Why is silence considered dignified, but truth disruptive?

Indifference stabilizes dysfunction. Indifference to evil becomes participation in it. Indifference slowly becomes adharma—a drift away from moral responsibility.

Why should anyone endure narcissistic abuse, manipulation, or violence quietly? Is it not a fundamental human right to speak and seek justice? Or has the collective psyche become so distorted that victims are conditioned to internalise blame?

Corrupt power relies not only on perpetrators, but on bystanders to exist. Collectively, we prefer to live with vital lies, because they keep us in a state of comfort and illusion. Why confront an uncomfortable truth?

Within corrupt power in society, “hush money”—better known as settlements—is offered to victims. This construct is designed to silence, to appease, and to protect the abuser, allowing harmful behaviour to continue behind a socially acceptable mask.

But settlements rarely restore dignity. Instead, they reinforce impunity. When consequences remain minor, corruption learns it can persist safely.
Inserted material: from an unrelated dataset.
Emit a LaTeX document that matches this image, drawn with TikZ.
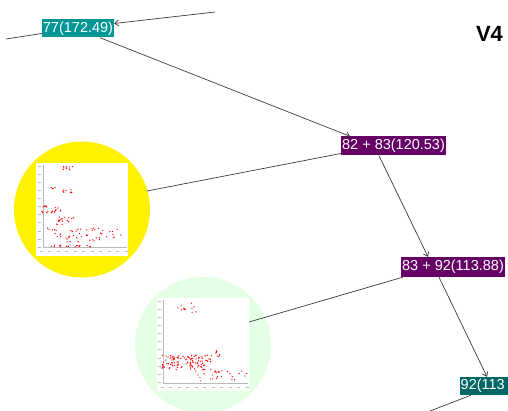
\documentclass[tikz,border=0pt]{standalone}
\usepackage{fontspec}
\setmainfont{Liberation Sans}
\usetikzlibrary{arrows.meta}
\definecolor{tealA}{RGB}{0,150,150}
\definecolor{tealB}{RGB}{0,102,102}
\definecolor{purp}{RGB}{102,0,102}
\definecolor{lgreen}{RGB}{228,255,228}
\definecolor{edge}{RGB}{60,60,60}
\definecolor{tick}{RGB}{185,185,185}
\tikzset{
  lab/.style={text=white, font=\fontsize{14.5}{16}\selectfont, inner xsep=0.5pt, inner ysep=0pt, minimum height=19pt, anchor=center},
  conn/.style={draw=edge, line width=0.7pt},
  arr/.style={conn, -{Straight Barb[length=4pt,width=6pt]}},
  dot/.style={fill=red},
  panel/.style={fill=white, draw=none},
  axisl/.style={draw=tick, line width=0.4pt}
}
\begin{document}
\begin{tikzpicture}[x=1pt,y=-1pt]
\useasboundingbox (0,0) rectangle (508,411);
% circles
\node[circle, fill=yellow, minimum size=136pt, inner sep=0pt] (ycirc) at (82,209.5) {};
\node[circle, fill=lgreen, minimum size=136pt, inner sep=0pt] (gcirc) at (203,345) {};
% free ends
\coordinate (c1) at (215,12);
\coordinate (c2) at (6,39);
\coordinate (c3) at (430,411);
\coordinate (ys) at (147,191);
\coordinate (gs) at (249,322);
% nodes
\node[lab, fill=tealA, minimum width=72pt, minimum height=18pt] (n77) at (78,28.5) {77(172.49)};
\node[lab, fill=purp, minimum width=105pt] (n8283) at (393.5,146) {82 + 83(120.53)};
\node[lab, fill=purp, minimum width=104pt, minimum height=20pt] (n8392) at (453,267) {83 + 92(113.88)};
\node[lab, fill=tealB, anchor=west, minimum height=18pt, text width=47pt, align=left] (n92) at (460,386) {92(113};
\node[font=\bfseries\fontsize{22}{24}\selectfont, inner sep=0pt] (v4) at (489.5,34) {V4};
% connectors
\draw[arr] (c1) -- ([yshift=5pt]n77.east);
\draw[conn] (c2) -- ([yshift=-5pt]n77.west);
\draw[arr] ([xshift=22pt]n77.south) -- ([xshift=-43.5pt]n8283.north);
\draw[conn] (ys) -- ([yshift=-7.5pt]n8283.west);
\draw[arr] ([xshift=-14.5pt]n8283.south) -- ([xshift=-25pt]n8392.north);
\draw[conn] (gs) -- ([xshift=2pt]n8392.south west);
\draw[arr] ([xshift=-14pt]n8392.south) -- ([xshift=27pt]n92.north west);
\draw[conn] (c3) -- ([xshift=11pt]n92.south west);
% yellow panel
\fill[panel] (36,163) rectangle (128,256);
\draw[axisl] (43,165) -- (43,247) -- (127,247);
\foreach \i in {0,...,10} {
  \draw[axisl] (37.5,{166+\i*8.1}) -- (40.5,{166+\i*8.1});
  \draw[axisl] ({39.5+\i*8.5},251) -- ({42.5+\i*8.5},251);
}
\pgfmathsetseed{7}
\foreach \xa/\xb/\ya/\yb/\n in {62/74/166/170/10, 51/56/187/189/4, 60/72/189/193/8, 42/48/206/207/6, 42/56/211/213/12, 55/62/207/211/6, 57/80/217/222/14, 55/63/224/225/3, 46/126/228/232/20, 55/126/233/238/25, 60/100/239/242/8, 49/92/245/247/18} {
  \foreach \k in {1,...,\n} {
    \pgfmathsetmacro\px{\xa+rnd*(\xb-\xa)}
    \pgfmathsetmacro\py{\ya+rnd*(\yb-\ya)}
    \fill[dot] (\px,\py) circle (0.7pt);
  }
}
% green panel
\fill[panel] (157,298) rectangle (249,391);
\draw[axisl] (163,300) -- (163,383) -- (248,383);
\foreach \i in {0,...,10} {
  \draw[axisl] (157.5,{301+\i*8.1}) -- (160.5,{301+\i*8.1});
  \draw[axisl] ({160.5+\i*8.5},387) -- ({163.5+\i*8.5},387);
}
\pgfmathsetseed{11}
\foreach \xa/\xb/\ya/\yb/\n in {177/200/301/313/12, 162/212/355/370/110, 214/220/350/358/8, 195/248/371/382/20, 215/222/370/375/8} {
  \foreach \k in {1,...,\n} {
    \pgfmathsetmacro\px{\xa+rnd*(\xb-\xa)}
    \pgfmathsetmacro\py{\ya+rnd*(\yb-\ya)}
    \fill[dot] (\px,\py) circle (0.7pt);
  }
}
\end{tikzpicture}
\end{document}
Systems rarely decay through dramatic collapse; they decay through quiet compromise.

The Epidemic of the Psyche

Open social media and one word echoes repeatedly: narcissist.
The term trends because something deeper is unfolding. We are witnessing a relational crisis. Deception appears more common than integrity, and manipulation more visible than mutual respect.
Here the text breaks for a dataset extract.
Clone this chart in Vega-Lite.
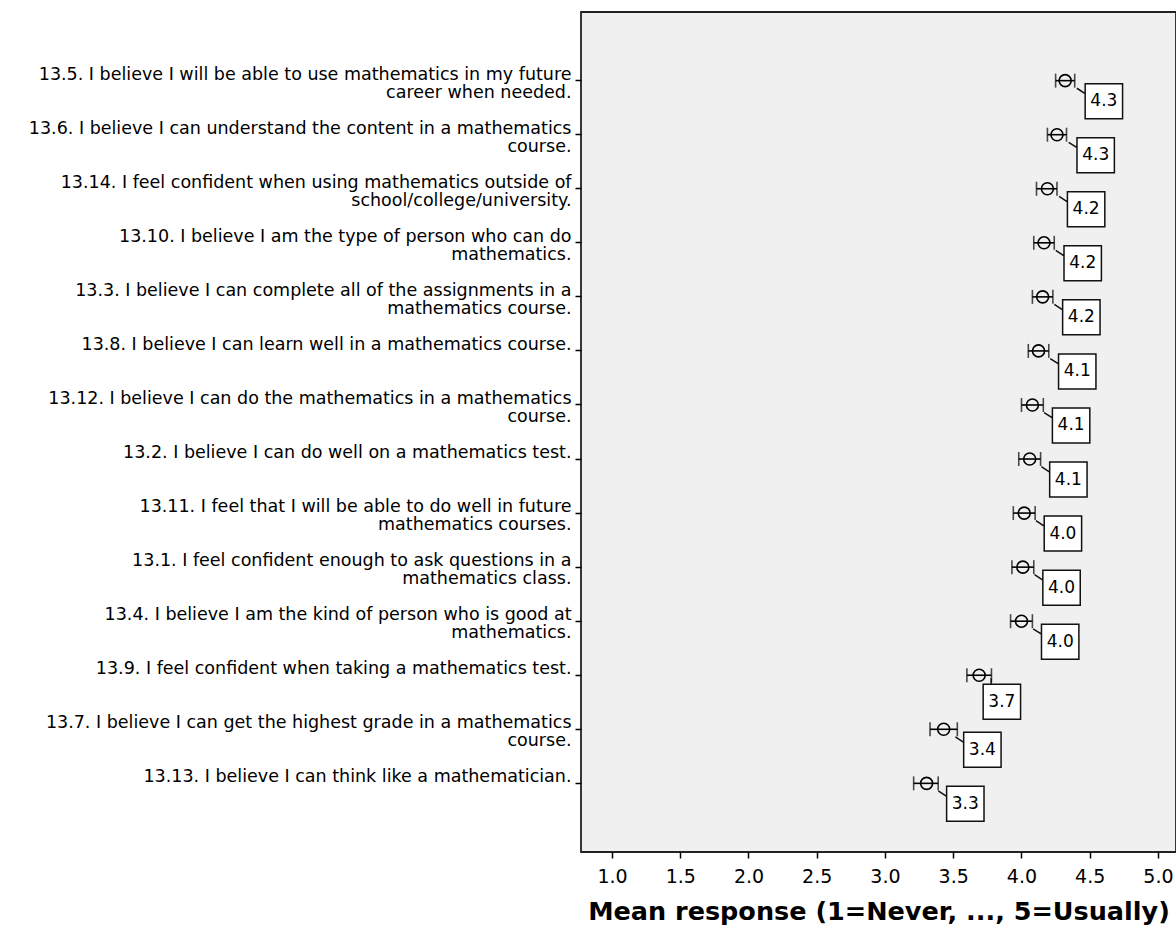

There is a disturbance in how we relate to one another—particularly in how society relates to women. Violence against women is not merely behavioural; it is cultural conditioning shaped by corrupt power.

It is reinforced through media, cinema, music, and peer groups. Archetypes shift, and idols change. Figures who equate dominance with strength gather enormous followings, and films that aestheticise aggression blur the line between power and cruelty.
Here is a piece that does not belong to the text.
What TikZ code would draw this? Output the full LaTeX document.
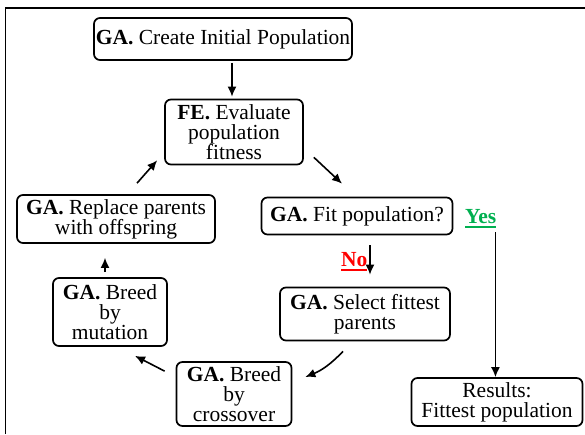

What is repeatedly fed into the psyche eventually normalises itself. When violence becomes entertainment, desensitisation follows. When misogyny becomes humour, dignity erodes.

The war is systemic. The battles are interpersonal.

Corrupt Power and the Loss of Dharma in Society

At its core, corrupt power is power severed from responsibility.

Institutions were created to uphold human dignity—to provide protection and structure. Law was meant to follow moral clarity, not replace it. When law becomes transactional, when influence outweighs ethics, trust erodes and safety begins to feel like an illusion.

This dilemma is not confined to one nation. But within societies that speak of dharma—of cosmic balance—the imbalance feels especially stark. A society out of balance is not in dharma.

When women and men feel collectively unsafe, regardless of wealth, education, or status, something foundational has fractured. When independence is reframed as immorality and dignity becomes conditional, we are not witnessing isolated failures but structural imbalance.

We need institutions rooted in ethics rather than image, and leadership resistant to influence rather than shaped by it. Cultural transformation requires valuing integrity over dominance.

Corrupt power is not dismantled by rage alone. It yields to sustained clarity, courage, and moral pressure.

Safety may not exist outside us, but solidarity can. Perhaps this is the generational task before us: to refuse indifference, to confront systemic decay without becoming consumed by it, and to choose honour in struggle over comfort in dishonour.

Because corrupt power survives in silence.

Silence, eventually, becomes complicity.